Problem to solve:
Reproduce, character for character, the lines below from the first through the one with "60, 70, 80];". Leave pictures out.

#####

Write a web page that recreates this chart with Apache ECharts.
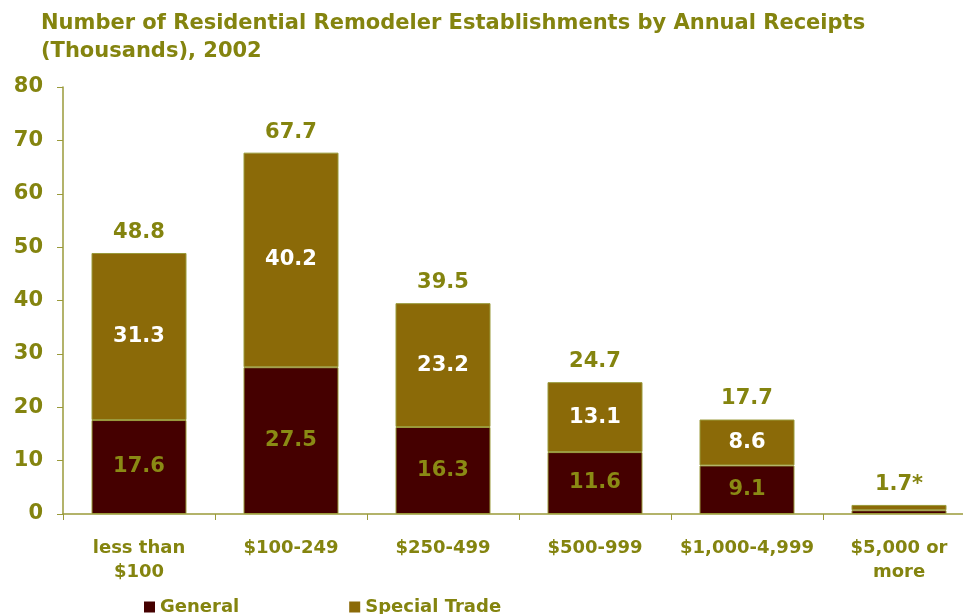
<!DOCTYPE html>
<html><head><meta charset="utf-8">
<script src="https://cdn.jsdelivr.net/npm/echarts@6/dist/echarts.min.js"></script>
<style>html,body{margin:0;padding:0;background:#fff}#c{width:963px;height:614px}</style>
</head><body><div id="c"></div>
<script>
const categories = ['less than\n$100', '$100-249', '$250-499', '$500-999', '$1,000-4,999', '$5,000 or\nmore'];
const generalValues = [17.6, 27.5, 16.3, 11.6, 9.1, 0.7];
const specialValues = [31.3, 40.2, 23.2, 13.1, 8.6, 1.0];
const totalLabels = ['48.8', '67.7', '39.5', '24.7', '17.7', '1.7*'];
const yTicks = [0, 10, 20, 30, 40, 50, 60, 70, 80];

const olive = '#84840f';
const font = 'DejaVu Sans, Verdana, sans-serif';
const chart = echarts.init(document.getElementById('c'), null, {renderer: 'canvas'});
chart.setOption({
  animation: false,
  title: {
    text: 'Number of Residential Remodeler Establishments by Annual Receipts\n(Thousands), 2002',
    left: 36, top: 5,
    textStyle: {fontFamily: font, fontSize: 21, fontWeight: 'bold', color: olive, lineHeight: 28}
  },
  legend: {
    data: ['General', 'Special Trade'],
    left: 139, top: 593, itemGap: 110, itemWidth: 11, itemHeight: 11, icon: 'rect',
    itemStyle: {borderWidth: 0},
    textStyle: {fontFamily: font, fontSize: 18, fontWeight: 'bold', color: olive}
  },
  grid: {left: 63, width: 912, top: 87, bottom: 100, containLabel: false, outerBoundsMode: 'none'},
  xAxis: {
    type: 'category', data: categories,
    axisLine: {lineStyle: {color: '#9a9a3a', width: 1.5}},
    axisTick: {show: true, length: 6, lineStyle: {color: '#9a9a3a'}},
    axisLabel: {fontFamily: font, fontSize: 18, fontWeight: 'bold', color: olive, margin: 22, lineHeight: 24, interval: 0}
  },
  yAxis: {
    type: 'value', min: yTicks[0], max: yTicks[yTicks.length - 1], interval: 10,
    axisLine: {show: true, lineStyle: {color: '#9a9a3a', width: 1.5}},
    axisTick: {show: true, length: 6, lineStyle: {color: '#9a9a3a'}},
    splitLine: {show: false},
    axisLabel: {fontFamily: font, fontSize: 21, fontWeight: 'bold', color: olive, margin: 20}
  },
  series: [
    {
      name: 'General', type: 'bar', stack: 's', data: generalValues, barWidth: 95,
      itemStyle: {color: '#450000', borderColor: '#9a9a3a', borderWidth: 1},
      label: {show: true, position: 'inside', fontFamily: font, fontSize: 21, fontWeight: 'bold', color: '#8a8a14',
        formatter: p => p.dataIndex === 5 ? '' : p.value.toFixed(1)}
    },
    {
      name: 'Special Trade', type: 'bar', stack: 's', data: specialValues, barWidth: 95,
      itemStyle: {color: '#8b6a08', borderColor: '#9a9a3a', borderWidth: 1},
      label: {show: true, position: 'inside', fontFamily: font, fontSize: 21, fontWeight: 'bold', color: '#ffffff',
        formatter: p => p.dataIndex === 5 ? '' : p.value.toFixed(1)}
    },
    {
      name: 'Total', type: 'bar', stack: 's', data: categories.map(() => 0), barWidth: 95,
      itemStyle: {color: 'transparent'},
      label: {show: true, position: 'top', distance: 10, fontFamily: font, fontSize: 21, fontWeight: 'bold', color: olive,
        formatter: p => totalLabels[p.dataIndex]}
    }
  ]
});
</script></body></html>
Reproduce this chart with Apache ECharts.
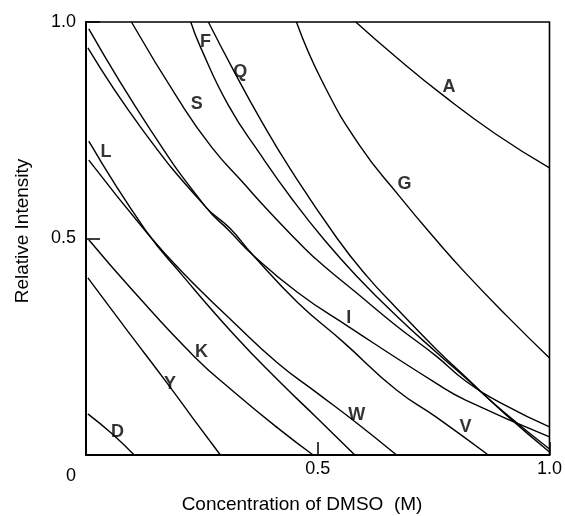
<!DOCTYPE html>
<html>
<head>
<meta charset="utf-8">
<script src="https://cdn.jsdelivr.net/npm/echarts@6/dist/echarts.min.js"></script>
<style>
html,body{margin:0;padding:0;background:#fff;}
#c{width:565px;height:516px;}
</style>
</head>
<body>
<div id="c"></div>
<script>
// Curves: [concentration (M), relative intensity]
const curveA = [[0.582,1.0],[0.670,0.918],[0.770,0.831],[0.883,0.742],[1.0,0.663]];
const curveG = [[0.454,1.0],[0.510,0.862],[0.591,0.714],[0.676,0.598],[0.755,0.497],[0.819,0.420],[0.910,0.319],[1.0,0.224]];
const curveQ = [[0.264,1.0],[0.318,0.889],[0.377,0.774],[0.441,0.660],[0.542,0.500],[0.606,0.413],[0.670,0.339],[0.755,0.245],[0.819,0.180],[0.904,0.095],[1.0,0.007]];
const curveF = [[0.226,1.0],[0.247,0.942],[0.307,0.808],[0.377,0.693],[0.446,0.589],[0.514,0.497],[0.584,0.413],[0.670,0.321],[0.755,0.238],[0.819,0.178],[0.904,0.097],[1.0,0.014]];
const curveS = [[0.098,1.0],[0.200,0.820],[0.271,0.711],[0.343,0.624],[0.392,0.566],[0.473,0.476],[0.514,0.436],[0.584,0.374],[0.670,0.298],[0.755,0.229],[0.819,0.171],[0.904,0.115],[1.0,0.065]];
const curveI = [[0.006,0.984],[0.139,0.751],[0.258,0.573],[0.310,0.517],[0.360,0.462],[0.456,0.376],[0.567,0.296],[0.755,0.166],[0.819,0.127],[1.0,0.042]];
const curveV = [[0.004,0.940],[0.122,0.751],[0.258,0.573],[0.310,0.524],[0.360,0.462],[0.456,0.353],[0.557,0.259],[0.670,0.150],[0.755,0.088],[0.868,0.0]];
const curveL = [[0.006,0.725],[0.128,0.520],[0.207,0.416],[0.320,0.277],[0.414,0.173],[0.499,0.085],[0.580,0.0]];
const curveW = [[0.006,0.681],[0.130,0.515],[0.207,0.423],[0.320,0.305],[0.414,0.212],[0.499,0.143],[0.584,0.074],[0.670,0.0]];
const curveK = [[0.006,0.497],[0.100,0.381],[0.235,0.226],[0.320,0.145],[0.414,0.062],[0.490,0.0]];
const curveY = [[0.004,0.409],[0.090,0.286],[0.173,0.169],[0.232,0.083],[0.290,0.0]];
const curveD = [[0.004,0.095],[0.055,0.050],[0.104,0.0]];

const curveNames = ['A','G','Q','F','S','I','V','L','W','K','Y','D'];
const curves = [curveA,curveG,curveQ,curveF,curveS,curveI,curveV,curveL,curveW,curveK,curveY,curveD];

// Curve labels: [text, x, y]
const curveLabels = [
  ['A',0.783,0.850],['G',0.687,0.626],['Q',0.333,0.885],['F',0.258,0.954],
  ['S',0.239,0.811],['L',0.043,0.700],['I',0.567,0.316],['K',0.249,0.238],
  ['Y',0.181,0.164],['D',0.068,0.053],['W',0.584,0.092],['V',0.819,0.065]
];

const xTicks = [0, 0.5, 1.0];
const yTicks = [0, 0.5, 1.0];
const xTitle = 'Concentration of DMSO  (M)';
const yTitle = 'Relative Intensity';

const FONT = 'Liberation Sans, Arial, Helvetica, sans-serif';

const chart = echarts.init(document.getElementById('c'), null, {renderer:'canvas'});

const series = curves.map((d,i)=>({
  name: curveNames[i],
  type: 'line',
  data: d,
  smooth: 0.5,
  showSymbol: false,
  symbol: 'none',
  lineStyle: {color:'#000', width:1.4},
  silent: true,
  z: 3
}));

series.push({
  type: 'scatter',
  data: curveLabels.map(l=>({name:l[0], value:[l[1], l[2]]})),
  symbolSize: 0,
  silent: true,
  label: {
    show: true,
    position: 'inside',
    formatter: p => p.name,
    color: '#000',
    fontWeight: 'bold',
    fontSize: 18,
    fontFamily: FONT
  },
  z: 5
});

chart.setOption({
  animation: false,
  backgroundColor: '#fff',
  grid: {left:86, top:22, right:10, bottom:61, show:true, borderColor:'#000', borderWidth:1.6, containLabel:false},
  xAxis: {
    type:'value', min: xTicks[0], max: xTicks[xTicks.length-1], interval: 0.5,
    axisLine:{show:true, onZero:false, lineStyle:{color:'#000', width:2}},
    axisTick:{show:true, inside:true, length:13, lineStyle:{color:'#000', width:1.5}},
    axisLabel:{margin:5, fontSize:18, color:'#000', fontFamily:FONT,
      formatter: v => (v===0 ? '' : v.toFixed(1))},
    splitLine:{show:false}
  },
  yAxis: {
    type:'value', min: yTicks[0], max: yTicks[yTicks.length-1], interval: 0.5,
    axisLine:{show:true, onZero:false, lineStyle:{color:'#000', width:2}},
    axisTick:{show:true, inside:true, length:14, lineStyle:{color:'#000', width:1.5}},
    axisLabel:{margin:10, fontSize:18, color:'#000', fontFamily:FONT,
      formatter: v => (v===0 ? '' : v.toFixed(1))},
    splitLine:{show:false}
  },
  graphic: [
    {type:'text', x:71, y:476, style:{text:'0', fontSize:18, fontFamily:FONT, fill:'#000', align:'center', verticalAlign:'middle'}},
    {type:'text', x:302, y:505, style:{text:xTitle, fontSize:19, fontFamily:FONT, fill:'#000', align:'center', verticalAlign:'middle'}},
    {type:'text', x:23, y:231, rotation:Math.PI/2, style:{text:yTitle, fontSize:19, fontFamily:FONT, fill:'#000', align:'center', verticalAlign:'middle'}}
  ],
  series: series
});
</script>
</body>
</html>
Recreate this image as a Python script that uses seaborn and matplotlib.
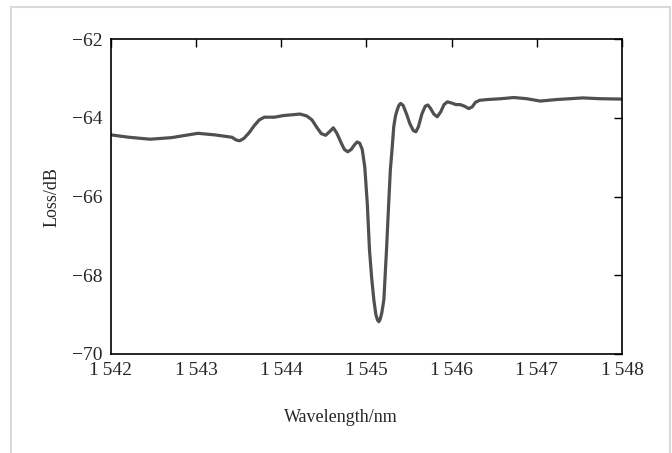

#####

Result of the exercise:
Write a web page that recreates this chart with Apache ECharts.
<!DOCTYPE html>
<html><head><meta charset="utf-8">
<script src="https://cdn.jsdelivr.net/npm/echarts@6/dist/echarts.min.js"></script>
<style>html,body{margin:0;padding:0;background:#fff}#c{width:963px;height:614px}</style>
</head><body><div id="c"></div>
<script>
const categories = ['less than\n$100', '$100-249', '$250-499', '$500-999', '$1,000-4,999', '$5,000 or\nmore'];
const generalValues = [17.6, 27.5, 16.3, 11.6, 9.1, 0.7];
const specialValues = [31.3, 40.2, 23.2, 13.1, 8.6, 1.0];
const totalLabels = ['48.8', '67.7', '39.5', '24.7', '17.7', '1.7*'];
const yTicks = [0, 10, 20, 30, 40, 50, 60, 70, 80];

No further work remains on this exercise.